→ Exercise prompt
Write each line of the material exactly as given, from the top through the line that contains "import plotly.graph_objects as go", and omit all pictures.
::: Collected data :::
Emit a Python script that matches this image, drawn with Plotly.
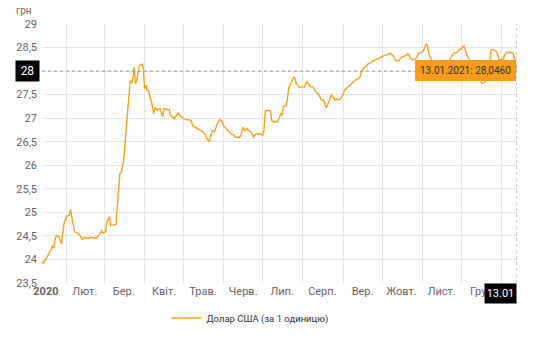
import plotly.graph_objects as go

# ---- data ----
dates = [
    "2020-01-13","2020-01-14","2020-01-16","2020-01-18","2020-01-20","2020-01-21","2020-01-22","2020-01-23",
    "2020-01-24","2020-01-26","2020-01-27","2020-01-28","2020-01-29","2020-01-30","2020-02-01","2020-02-03",
    "2020-02-04","2020-02-05","2020-02-07","2020-02-09","2020-02-11","2020-02-13","2020-02-15","2020-02-18",
    "2020-02-20","2020-02-22","2020-02-24","2020-02-26","2020-02-28","2020-02-29","2020-03-02","2020-03-03",
    "2020-03-05","2020-03-06","2020-03-08","2020-03-10","2020-03-11","2020-03-13","2020-03-14","2020-03-16",
    "2020-03-18","2020-03-20","2020-03-21","2020-03-22","2020-03-23","2020-03-24","2020-03-25","2020-03-26",
    "2020-03-27","2020-03-28","2020-03-29","2020-03-30","2020-03-31","2020-04-01","2020-04-02","2020-04-03",
    "2020-04-04","2020-04-06","2020-04-07","2020-04-08","2020-04-09","2020-04-11","2020-04-12","2020-04-13",
    "2020-04-15","2020-04-16","2020-04-17","2020-04-19","2020-04-20","2020-04-21","2020-04-22","2020-04-24",
    "2020-04-25","2020-04-27","2020-04-29","2020-05-01","2020-05-03","2020-05-05","2020-05-07","2020-05-08",
    "2020-05-10","2020-05-12","2020-05-14","2020-05-16","2020-05-18","2020-05-19","2020-05-21","2020-05-22",
    "2020-05-23","2020-05-25","2020-05-26","2020-05-27","2020-05-29","2020-05-31","2020-06-01","2020-06-03",
    "2020-06-05","2020-06-07","2020-06-09","2020-06-10","2020-06-13","2020-06-14","2020-06-16","2020-06-17",
    "2020-06-19","2020-06-20","2020-06-22","2020-06-24","2020-06-25","2020-06-27","2020-06-29","2020-07-01",
    "2020-07-02","2020-07-03","2020-07-05","2020-07-07","2020-07-08","2020-07-10","2020-07-12","2020-07-13",
    "2020-07-15","2020-07-16","2020-07-17","2020-07-19","2020-07-20","2020-07-21","2020-07-22","2020-07-24",
    "2020-07-25","2020-07-26","2020-07-27","2020-07-29","2020-07-31","2020-08-02","2020-08-03","2020-08-04",
    "2020-08-06","2020-08-07","2020-08-09","2020-08-10","2020-08-11","2020-08-13","2020-08-14","2020-08-15",
    "2020-08-17","2020-08-18","2020-08-19","2020-08-21","2020-08-22","2020-08-23","2020-08-24","2020-08-26",
    "2020-08-27","2020-08-28","2020-08-30","2020-08-31","2020-09-01","2020-09-02","2020-09-04","2020-09-05",
    "2020-09-06","2020-09-08","2020-09-09","2020-09-10","2020-09-11","2020-09-13","2020-09-14","2020-09-15",
    "2020-09-17","2020-09-18","2020-09-19","2020-09-20","2020-09-22","2020-09-23","2020-09-24","2020-09-26",
    "2020-09-27","2020-09-28","2020-09-30","2020-10-01","2020-10-02","2020-10-03","2020-10-05","2020-10-06",
    "2020-10-07","2020-10-09","2020-10-10","2020-10-11","2020-10-12","2020-10-14","2020-10-15","2020-10-16",
    "2020-10-18","2020-10-19","2020-10-20","2020-10-21","2020-10-23","2020-10-24","2020-10-25","2020-10-27",
    "2020-10-28","2020-10-29","2020-10-31","2020-11-01","2020-11-02","2020-11-03","2020-11-04","2020-11-05",
    "2020-11-06","2020-11-07","2020-11-09","2020-11-12","2020-11-16","2020-11-20","2020-11-23","2020-11-25",
    "2020-11-28","2020-11-29","2020-12-01","2020-12-02","2020-12-03","2020-12-04","2020-12-05","2020-12-06",
    "2020-12-07","2020-12-08","2020-12-10","2020-12-13","2020-12-16","2020-12-17","2020-12-19","2020-12-20",
    "2020-12-21","2020-12-23","2020-12-24","2020-12-26","2020-12-28","2020-12-29","2020-12-30","2020-12-31",
    "2021-01-02","2021-01-04","2021-01-05","2021-01-06","2021-01-08","2021-01-10","2021-01-11","2021-01-12",
    "2021-01-13",
]
usd_rate = [
    23.96,23.92,24.01,24.10,24.20,24.29,24.24,24.42,
    24.50,24.49,24.42,24.33,24.56,24.77,24.91,24.94,
    25.06,24.87,24.59,24.56,24.52,24.43,24.47,24.44,
    24.47,24.45,24.45,24.52,24.61,24.56,24.59,24.80,
    24.91,24.73,24.73,24.75,25.12,25.83,25.84,26.11,
    26.81,27.52,27.80,27.74,27.84,28.08,27.73,27.80,
    28.01,28.12,28.13,28.15,28.08,27.62,27.70,27.59,
    27.59,27.41,27.27,27.10,27.22,27.17,27.20,27.20,
    27.03,27.20,27.20,27.18,27.18,27.06,27.03,26.99,
    27.03,27.11,27.03,26.99,26.97,26.97,26.95,26.85,
    26.81,26.78,26.74,26.71,26.64,26.57,26.50,26.60,
    26.74,26.71,26.81,26.88,26.97,26.92,26.83,26.78,
    26.71,26.66,26.64,26.60,26.59,26.62,26.81,26.74,
    26.78,26.74,26.71,26.60,26.64,26.67,26.67,26.64,
    26.74,27.15,27.17,27.15,26.95,26.92,26.92,26.95,
    27.10,27.06,27.24,27.27,27.38,27.62,27.70,27.84,
    27.87,27.84,27.73,27.66,27.66,27.66,27.70,27.78,
    27.70,27.67,27.66,27.59,27.55,27.52,27.45,27.40,
    27.38,27.31,27.22,27.34,27.45,27.50,27.45,27.38,
    27.41,27.39,27.41,27.46,27.50,27.59,27.64,27.66,
    27.70,27.73,27.77,27.79,27.82,27.84,27.87,27.98,
    28.05,28.10,28.10,28.15,28.17,28.19,28.22,28.24,
    28.25,28.27,28.29,28.31,28.33,28.34,28.35,28.37,
    28.38,28.34,28.31,28.26,28.22,28.22,28.26,28.29,
    28.32,28.33,28.34,28.37,28.29,28.24,28.25,28.26,
    28.31,28.37,28.39,28.41,28.44,28.51,28.58,28.54,
    28.37,28.31,28.19,28.10,28.08,28.15,28.29,28.37,
    28.40,28.44,28.47,28.52,28.54,28.47,28.37,28.29,
    28.26,28.22,28.05,27.90,27.80,27.74,27.76,27.81,
    27.84,28.15,28.45,28.45,28.42,28.37,28.26,28.24,
    28.24,28.37,28.40,28.39,28.40,28.38,28.29,28.12,
    28.046,
]

series_name = "Долар США (за 1 одиницю)"
x_start, x_end = "2020-01-13", "2021-01-13"
month_starts = ["2020-02-01","2020-03-01","2020-04-01","2020-05-01","2020-06-01","2020-07-01",
                "2020-08-01","2020-09-01","2020-10-01","2020-11-01","2020-12-01","2021-01-01"]
month_label_pos = ["2020-01-16","2020-02-15","2020-03-16","2020-04-16","2020-05-16","2020-06-16",
                   "2020-07-16","2020-08-16","2020-09-16","2020-10-16","2020-11-16","2020-12-15"]
month_labels = ["<b>2020</b>","Лют.","Бер.","Квіт.","Трав.","Черв.","Лип.","Серп.",
                "Вер.","Жовт.","Лист.","Гру."]
y_ticks = [23.5,24,24.5,25,25.5,26,26.5,27,27.5,28,28.5,29]
# the "28" tick is hidden behind the crosshair label, as in the reference
y_labels = ["23,5","24","24,5","25","25,5","26","26,5","27","27,5","","28,5","29"]
crosshair_y = 28
crosshair_label = "28"
tooltip_text = "13.01.2021: 28,0460"
end_label = "13.01"

LINE = "#F7A21E"
GRID = "#e6e6e6"
TXT = "#666666"

fig = go.Figure()
fig.add_trace(go.Scatter(x=dates, y=usd_rate, mode="lines", name=series_name,
                         line=dict(color=LINE, width=1.4), showlegend=True))

fig.update_layout(
    width=534, height=350,
    margin=dict(l=42, r=17, t=24, b=67),
    paper_bgcolor="white", plot_bgcolor="white",
    font=dict(family="Roboto, Arial, sans-serif", size=11, color=TXT),
    showlegend=True,
    legend=dict(orientation="h", x=0.262, xanchor="left", y=-0.135, yanchor="middle",
                font=dict(size=9.5, color="#333333"), bgcolor="rgba(0,0,0,0)"),
    xaxis=dict(type="date", range=[x_start, x_end], tickmode="array",
               tickvals=month_label_pos, ticktext=month_labels, showgrid=False,
               ticks="", zeroline=False, showline=False, tickfont=dict(size=11, color=TXT),
               minor=dict(tickmode="array", tickvals=month_starts, showgrid=True,
                          gridcolor=GRID, gridwidth=1, ticks="")),
    yaxis=dict(range=[23.5, 29], tickmode="array", tickvals=y_ticks, ticktext=y_labels,
               showgrid=True, gridcolor=GRID, gridwidth=1, zeroline=False, ticks="",
               tickfont=dict(size=11, color=TXT), ticklabelstandoff=4),
)

# crosshairs
fig.add_shape(type="line", xref="paper", yref="y", x0=0, x1=1, y0=crosshair_y, y1=crosshair_y,
              line=dict(color="#999999", width=1, dash="dot"))
fig.add_shape(type="line", xref="x", yref="paper", x0=x_end, x1=x_end, y0=0, y1=1,
              line=dict(color="#999999", width=1, dash="dot"))

# unit label
fig.add_annotation(xref="paper", yref="paper", x=0, y=1, xanchor="right", yanchor="bottom",
                   xshift=-8, yshift=6, text="грн", showarrow=False,
                   font=dict(size=10, color=TXT))
# crosshair y label
fig.add_annotation(xref="paper", yref="y", x=0, y=crosshair_y, xanchor="right", yanchor="middle",
                   xshift=-2, text=crosshair_label, showarrow=False, bgcolor="#000000", borderpad=3,
                   width=17, font=dict(size=12, color="white"))
# crosshair x label
fig.add_annotation(xref="x", yref="paper", x=x_end, y=0, xanchor="right", yanchor="top",
                   text=end_label, showarrow=False, bgcolor="#000000", borderpad=3, width=25,
                   font=dict(size=11, color="white"))
# tooltip
fig.add_annotation(xref="x", yref="y", x=dates[-1], y=usd_rate[-1], xanchor="right", yanchor="middle",
                   xshift=-1, yshift=-2, text=tooltip_text, showarrow=False,
                   bgcolor="#F89C1C", bordercolor="#F89C1C", borderpad=4,
                   font=dict(size=10, color="#333333"))

fig.write_html("out.html")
:::
→ Result of this task
Emit a Python script that matches this image, drawn with Plotly.
import plotly.graph_objects as go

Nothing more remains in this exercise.